> **WHAT TO DO**: Locate the word "seaborn" in the data below, then copy every line that holds it.

> **DATASET CONTENT**:
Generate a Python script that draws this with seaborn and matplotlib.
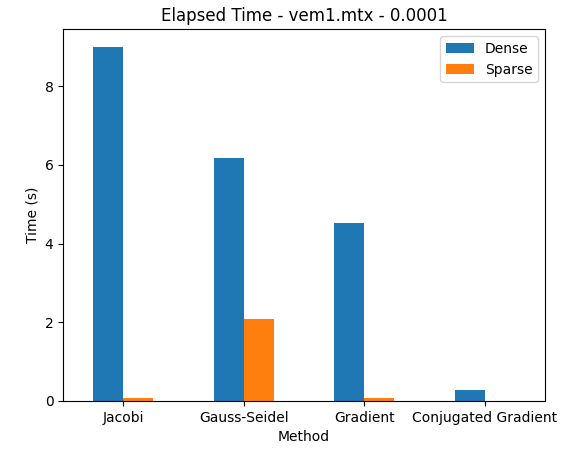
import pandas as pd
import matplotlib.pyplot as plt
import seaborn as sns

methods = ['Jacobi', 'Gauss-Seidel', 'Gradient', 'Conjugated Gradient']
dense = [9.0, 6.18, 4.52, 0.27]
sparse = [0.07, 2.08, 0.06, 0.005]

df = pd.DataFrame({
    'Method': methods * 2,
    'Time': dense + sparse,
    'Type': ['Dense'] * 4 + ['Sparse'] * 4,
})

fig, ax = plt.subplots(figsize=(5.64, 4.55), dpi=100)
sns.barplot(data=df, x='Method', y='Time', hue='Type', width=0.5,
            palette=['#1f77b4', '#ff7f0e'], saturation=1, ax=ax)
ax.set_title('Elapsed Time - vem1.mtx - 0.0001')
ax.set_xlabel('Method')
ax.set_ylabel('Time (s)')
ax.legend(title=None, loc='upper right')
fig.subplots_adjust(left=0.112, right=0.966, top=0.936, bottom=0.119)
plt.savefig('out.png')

> **OUTPUT**:
Generate a Python script that draws this with seaborn and matplotlib.
import seaborn as sns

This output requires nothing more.